- THE REQUEST:
What is needed is an exact copy of the lines from the line containing "Output the Python" to the line containing "scale=xscale, axis=xaxis, **kw)", both lines included, and nothing else.

- DATA SUPPLIED:

»»

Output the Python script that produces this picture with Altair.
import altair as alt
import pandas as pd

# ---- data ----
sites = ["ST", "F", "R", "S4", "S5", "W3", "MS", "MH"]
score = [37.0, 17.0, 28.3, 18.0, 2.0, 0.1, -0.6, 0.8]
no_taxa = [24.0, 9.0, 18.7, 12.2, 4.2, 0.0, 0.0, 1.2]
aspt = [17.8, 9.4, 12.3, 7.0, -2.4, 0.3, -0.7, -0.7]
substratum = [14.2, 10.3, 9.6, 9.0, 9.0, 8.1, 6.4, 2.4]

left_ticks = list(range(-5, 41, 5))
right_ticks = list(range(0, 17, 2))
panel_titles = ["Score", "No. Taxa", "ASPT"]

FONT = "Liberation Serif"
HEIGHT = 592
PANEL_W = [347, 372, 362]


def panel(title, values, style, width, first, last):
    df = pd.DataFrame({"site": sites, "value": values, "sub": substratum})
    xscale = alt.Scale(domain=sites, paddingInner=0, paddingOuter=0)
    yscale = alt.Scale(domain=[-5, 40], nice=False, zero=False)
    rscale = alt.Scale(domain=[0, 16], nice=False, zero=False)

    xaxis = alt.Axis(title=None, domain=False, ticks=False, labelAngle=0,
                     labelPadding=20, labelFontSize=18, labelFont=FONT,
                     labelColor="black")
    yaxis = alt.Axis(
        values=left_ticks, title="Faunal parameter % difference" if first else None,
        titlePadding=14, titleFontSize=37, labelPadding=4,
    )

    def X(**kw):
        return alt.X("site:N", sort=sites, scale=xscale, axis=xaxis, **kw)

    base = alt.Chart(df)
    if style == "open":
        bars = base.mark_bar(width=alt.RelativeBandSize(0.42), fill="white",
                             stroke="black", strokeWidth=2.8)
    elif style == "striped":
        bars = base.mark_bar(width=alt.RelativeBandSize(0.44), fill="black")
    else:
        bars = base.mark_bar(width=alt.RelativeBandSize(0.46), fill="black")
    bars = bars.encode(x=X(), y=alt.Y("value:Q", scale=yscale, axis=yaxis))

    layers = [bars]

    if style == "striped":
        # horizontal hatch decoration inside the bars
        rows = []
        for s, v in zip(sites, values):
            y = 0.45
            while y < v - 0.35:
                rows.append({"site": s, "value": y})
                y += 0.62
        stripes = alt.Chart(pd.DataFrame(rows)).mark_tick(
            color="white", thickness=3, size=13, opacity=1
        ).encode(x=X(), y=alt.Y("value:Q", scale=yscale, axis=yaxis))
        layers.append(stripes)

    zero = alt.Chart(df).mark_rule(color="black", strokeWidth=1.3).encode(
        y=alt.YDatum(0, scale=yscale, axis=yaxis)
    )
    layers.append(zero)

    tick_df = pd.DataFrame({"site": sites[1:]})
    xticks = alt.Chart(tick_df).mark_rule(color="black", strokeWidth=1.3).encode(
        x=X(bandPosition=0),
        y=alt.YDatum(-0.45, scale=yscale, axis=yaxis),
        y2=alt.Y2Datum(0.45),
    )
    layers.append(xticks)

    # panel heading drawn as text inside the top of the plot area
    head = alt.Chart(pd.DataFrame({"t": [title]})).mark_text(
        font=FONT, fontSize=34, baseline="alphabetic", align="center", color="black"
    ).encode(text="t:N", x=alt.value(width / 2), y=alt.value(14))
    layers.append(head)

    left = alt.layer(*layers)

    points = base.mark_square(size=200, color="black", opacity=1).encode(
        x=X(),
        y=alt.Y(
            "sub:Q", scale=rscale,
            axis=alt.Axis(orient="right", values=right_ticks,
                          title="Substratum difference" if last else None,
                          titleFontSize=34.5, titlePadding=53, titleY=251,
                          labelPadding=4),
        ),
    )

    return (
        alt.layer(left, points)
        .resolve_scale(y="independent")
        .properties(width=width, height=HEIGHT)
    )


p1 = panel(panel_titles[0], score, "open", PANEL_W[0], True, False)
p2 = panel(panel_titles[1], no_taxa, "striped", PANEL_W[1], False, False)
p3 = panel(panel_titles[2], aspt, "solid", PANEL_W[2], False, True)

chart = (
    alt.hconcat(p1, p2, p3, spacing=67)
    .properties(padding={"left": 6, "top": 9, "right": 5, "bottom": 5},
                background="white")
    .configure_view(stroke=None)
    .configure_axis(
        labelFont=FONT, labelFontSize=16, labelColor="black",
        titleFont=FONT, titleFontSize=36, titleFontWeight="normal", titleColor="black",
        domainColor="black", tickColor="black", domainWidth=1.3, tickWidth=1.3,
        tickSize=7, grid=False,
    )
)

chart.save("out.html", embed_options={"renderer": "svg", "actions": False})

««
»»

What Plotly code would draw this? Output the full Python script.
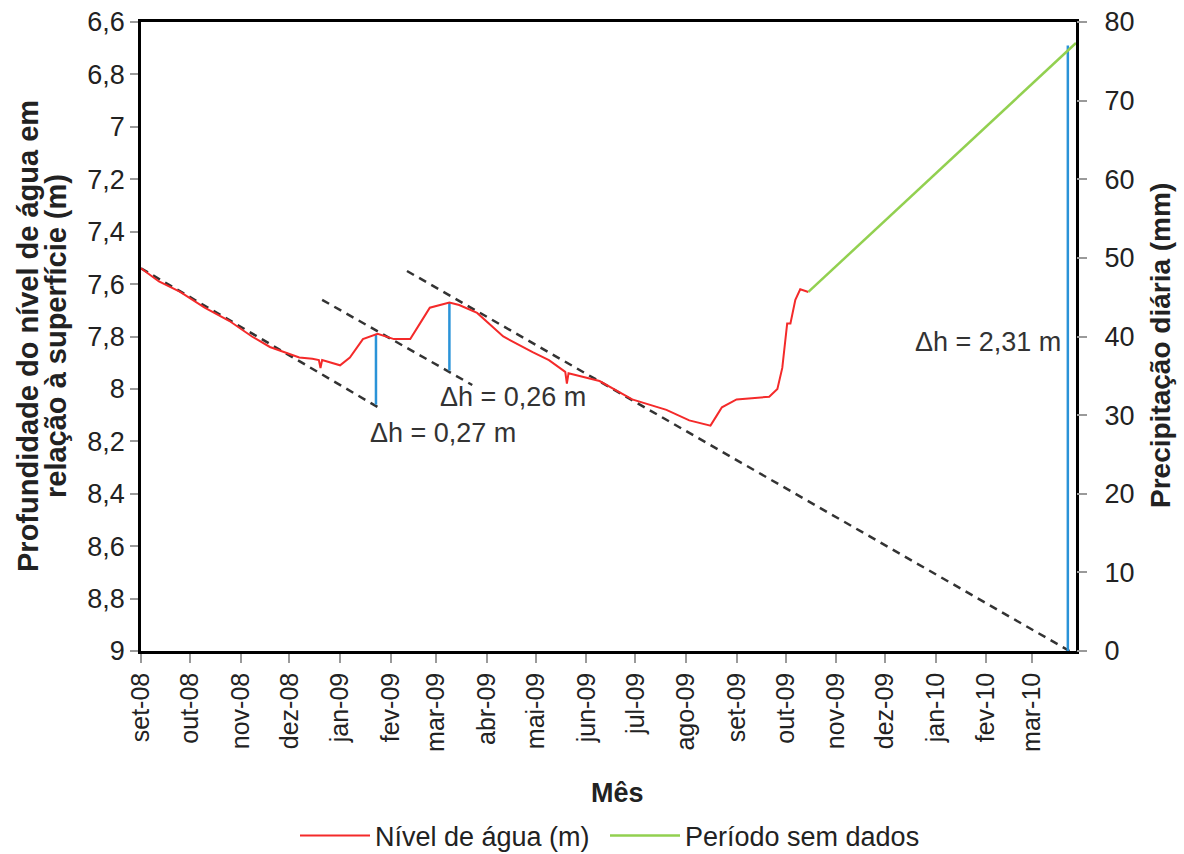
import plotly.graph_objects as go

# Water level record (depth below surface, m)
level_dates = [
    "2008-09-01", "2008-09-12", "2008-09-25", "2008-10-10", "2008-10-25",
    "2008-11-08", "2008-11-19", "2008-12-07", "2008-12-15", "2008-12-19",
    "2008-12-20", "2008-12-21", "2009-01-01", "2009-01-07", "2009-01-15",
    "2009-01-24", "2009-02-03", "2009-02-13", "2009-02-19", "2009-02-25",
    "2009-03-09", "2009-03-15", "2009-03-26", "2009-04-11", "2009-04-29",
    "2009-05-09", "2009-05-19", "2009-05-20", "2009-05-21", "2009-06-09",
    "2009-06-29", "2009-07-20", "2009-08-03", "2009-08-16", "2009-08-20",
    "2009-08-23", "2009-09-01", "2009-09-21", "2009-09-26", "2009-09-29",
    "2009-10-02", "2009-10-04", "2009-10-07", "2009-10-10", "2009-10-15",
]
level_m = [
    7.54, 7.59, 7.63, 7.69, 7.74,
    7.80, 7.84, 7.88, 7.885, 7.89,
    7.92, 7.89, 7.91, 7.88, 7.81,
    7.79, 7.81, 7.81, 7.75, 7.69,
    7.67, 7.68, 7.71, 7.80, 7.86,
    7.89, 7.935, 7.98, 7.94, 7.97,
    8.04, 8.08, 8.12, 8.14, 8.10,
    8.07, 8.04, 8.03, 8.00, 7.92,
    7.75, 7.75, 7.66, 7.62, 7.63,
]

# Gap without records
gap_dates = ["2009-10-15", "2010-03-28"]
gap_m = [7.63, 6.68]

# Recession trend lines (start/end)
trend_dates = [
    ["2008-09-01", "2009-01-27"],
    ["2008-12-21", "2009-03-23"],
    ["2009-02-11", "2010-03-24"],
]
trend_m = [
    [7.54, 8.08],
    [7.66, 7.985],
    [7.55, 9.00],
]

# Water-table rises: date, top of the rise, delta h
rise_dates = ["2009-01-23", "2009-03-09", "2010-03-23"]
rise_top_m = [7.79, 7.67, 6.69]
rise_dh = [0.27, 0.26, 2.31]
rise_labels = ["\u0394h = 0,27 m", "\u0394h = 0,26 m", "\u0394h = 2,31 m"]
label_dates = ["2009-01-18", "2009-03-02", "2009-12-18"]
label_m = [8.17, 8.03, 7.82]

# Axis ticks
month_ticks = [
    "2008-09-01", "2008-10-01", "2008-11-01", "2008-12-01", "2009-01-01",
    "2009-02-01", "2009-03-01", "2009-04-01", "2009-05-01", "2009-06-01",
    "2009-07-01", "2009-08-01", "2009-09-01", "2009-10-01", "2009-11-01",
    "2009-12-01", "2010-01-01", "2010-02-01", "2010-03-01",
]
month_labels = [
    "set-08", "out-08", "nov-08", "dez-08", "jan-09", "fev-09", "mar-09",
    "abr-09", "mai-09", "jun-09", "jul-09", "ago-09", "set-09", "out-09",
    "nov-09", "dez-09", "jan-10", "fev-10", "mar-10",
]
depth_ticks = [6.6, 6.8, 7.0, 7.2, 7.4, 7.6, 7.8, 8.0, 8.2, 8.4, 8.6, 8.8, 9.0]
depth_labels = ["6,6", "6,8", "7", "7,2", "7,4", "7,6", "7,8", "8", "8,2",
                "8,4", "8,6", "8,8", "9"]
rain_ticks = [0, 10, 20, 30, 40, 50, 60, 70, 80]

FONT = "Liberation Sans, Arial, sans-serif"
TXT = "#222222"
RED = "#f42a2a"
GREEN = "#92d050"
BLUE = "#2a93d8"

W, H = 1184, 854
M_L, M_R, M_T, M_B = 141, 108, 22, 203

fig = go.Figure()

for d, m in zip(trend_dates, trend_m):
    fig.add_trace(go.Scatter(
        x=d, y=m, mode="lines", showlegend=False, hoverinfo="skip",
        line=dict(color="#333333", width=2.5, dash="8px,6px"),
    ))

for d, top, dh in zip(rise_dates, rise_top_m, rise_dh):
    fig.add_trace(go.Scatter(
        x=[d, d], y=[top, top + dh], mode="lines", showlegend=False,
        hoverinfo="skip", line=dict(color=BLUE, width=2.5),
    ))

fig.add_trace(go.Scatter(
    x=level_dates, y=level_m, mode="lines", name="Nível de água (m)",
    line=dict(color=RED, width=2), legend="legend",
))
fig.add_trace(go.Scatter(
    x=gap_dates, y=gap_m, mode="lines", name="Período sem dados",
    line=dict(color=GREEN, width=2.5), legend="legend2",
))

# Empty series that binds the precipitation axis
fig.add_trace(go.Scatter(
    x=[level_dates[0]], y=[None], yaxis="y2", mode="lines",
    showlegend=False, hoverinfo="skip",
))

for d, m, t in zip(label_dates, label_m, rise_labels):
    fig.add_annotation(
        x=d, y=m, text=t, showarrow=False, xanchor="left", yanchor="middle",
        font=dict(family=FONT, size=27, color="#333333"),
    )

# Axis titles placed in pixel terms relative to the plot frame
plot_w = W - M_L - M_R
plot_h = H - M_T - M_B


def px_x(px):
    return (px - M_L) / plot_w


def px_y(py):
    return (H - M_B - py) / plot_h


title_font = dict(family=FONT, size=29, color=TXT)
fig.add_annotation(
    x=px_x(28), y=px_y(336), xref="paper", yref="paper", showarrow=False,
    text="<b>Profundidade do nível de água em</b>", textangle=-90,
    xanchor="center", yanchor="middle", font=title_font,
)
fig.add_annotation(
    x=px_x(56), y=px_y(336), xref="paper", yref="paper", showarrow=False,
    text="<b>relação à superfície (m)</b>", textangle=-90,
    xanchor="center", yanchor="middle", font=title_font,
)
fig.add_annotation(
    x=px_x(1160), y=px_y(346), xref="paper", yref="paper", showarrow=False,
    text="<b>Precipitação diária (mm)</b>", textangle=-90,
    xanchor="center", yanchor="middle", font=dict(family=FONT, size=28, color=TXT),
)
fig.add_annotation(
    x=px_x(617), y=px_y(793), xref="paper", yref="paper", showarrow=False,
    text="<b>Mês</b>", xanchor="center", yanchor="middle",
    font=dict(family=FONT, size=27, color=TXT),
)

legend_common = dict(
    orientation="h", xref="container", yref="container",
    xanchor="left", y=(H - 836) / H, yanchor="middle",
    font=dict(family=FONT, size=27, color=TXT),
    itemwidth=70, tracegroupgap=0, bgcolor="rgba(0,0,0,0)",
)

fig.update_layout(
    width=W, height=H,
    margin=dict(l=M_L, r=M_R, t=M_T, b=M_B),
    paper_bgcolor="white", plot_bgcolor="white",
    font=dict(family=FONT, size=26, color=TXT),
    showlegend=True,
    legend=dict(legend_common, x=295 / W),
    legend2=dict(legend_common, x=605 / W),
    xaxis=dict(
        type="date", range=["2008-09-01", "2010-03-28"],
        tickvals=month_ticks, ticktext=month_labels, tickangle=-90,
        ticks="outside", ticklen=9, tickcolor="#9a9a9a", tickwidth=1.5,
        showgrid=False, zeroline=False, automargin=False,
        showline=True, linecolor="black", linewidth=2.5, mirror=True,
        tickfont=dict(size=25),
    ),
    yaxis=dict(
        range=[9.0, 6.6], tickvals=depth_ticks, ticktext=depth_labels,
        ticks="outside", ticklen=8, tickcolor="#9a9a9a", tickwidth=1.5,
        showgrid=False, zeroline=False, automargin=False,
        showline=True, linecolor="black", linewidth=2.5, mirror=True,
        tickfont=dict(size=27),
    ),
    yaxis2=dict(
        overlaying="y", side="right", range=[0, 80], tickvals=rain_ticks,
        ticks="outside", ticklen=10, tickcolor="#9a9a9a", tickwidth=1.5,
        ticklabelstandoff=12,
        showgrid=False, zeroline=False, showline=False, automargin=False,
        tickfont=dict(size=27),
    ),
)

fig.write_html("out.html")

««
»»

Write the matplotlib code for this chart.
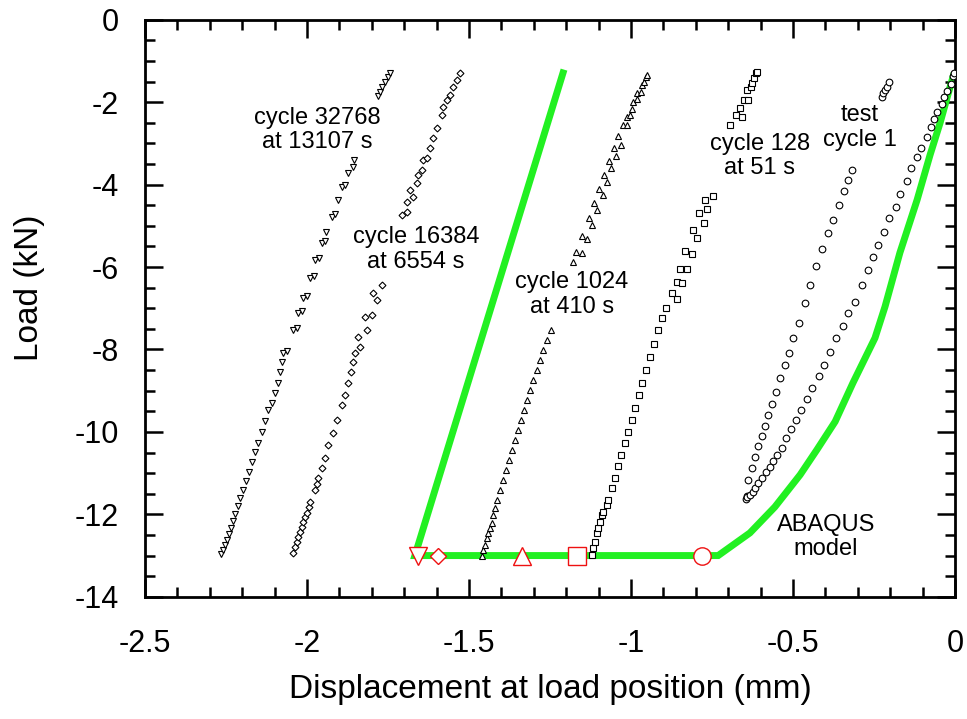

««

- REPLY:
Output the Python script that produces this picture with Altair.
import altair as alt
import pandas as pd

# ---- data ----
sites = ["ST", "F", "R", "S4", "S5", "W3", "MS", "MH"]
score = [37.0, 17.0, 28.3, 18.0, 2.0, 0.1, -0.6, 0.8]
no_taxa = [24.0, 9.0, 18.7, 12.2, 4.2, 0.0, 0.0, 1.2]
aspt = [17.8, 9.4, 12.3, 7.0, -2.4, 0.3, -0.7, -0.7]
substratum = [14.2, 10.3, 9.6, 9.0, 9.0, 8.1, 6.4, 2.4]

left_ticks = list(range(-5, 41, 5))
right_ticks = list(range(0, 17, 2))
panel_titles = ["Score", "No. Taxa", "ASPT"]

FONT = "Liberation Serif"
HEIGHT = 592
PANEL_W = [347, 372, 362]


def panel(title, values, style, width, first, last):
    df = pd.DataFrame({"site": sites, "value": values, "sub": substratum})
    xscale = alt.Scale(domain=sites, paddingInner=0, paddingOuter=0)
    yscale = alt.Scale(domain=[-5, 40], nice=False, zero=False)
    rscale = alt.Scale(domain=[0, 16], nice=False, zero=False)

    xaxis = alt.Axis(title=None, domain=False, ticks=False, labelAngle=0,
                     labelPadding=20, labelFontSize=18, labelFont=FONT,
                     labelColor="black")
    yaxis = alt.Axis(
        values=left_ticks, title="Faunal parameter % difference" if first else None,
        titlePadding=14, titleFontSize=37, labelPadding=4,
    )

    def X(**kw):
        return alt.X("site:N", sort=sites, scale=xscale, axis=xaxis, **kw)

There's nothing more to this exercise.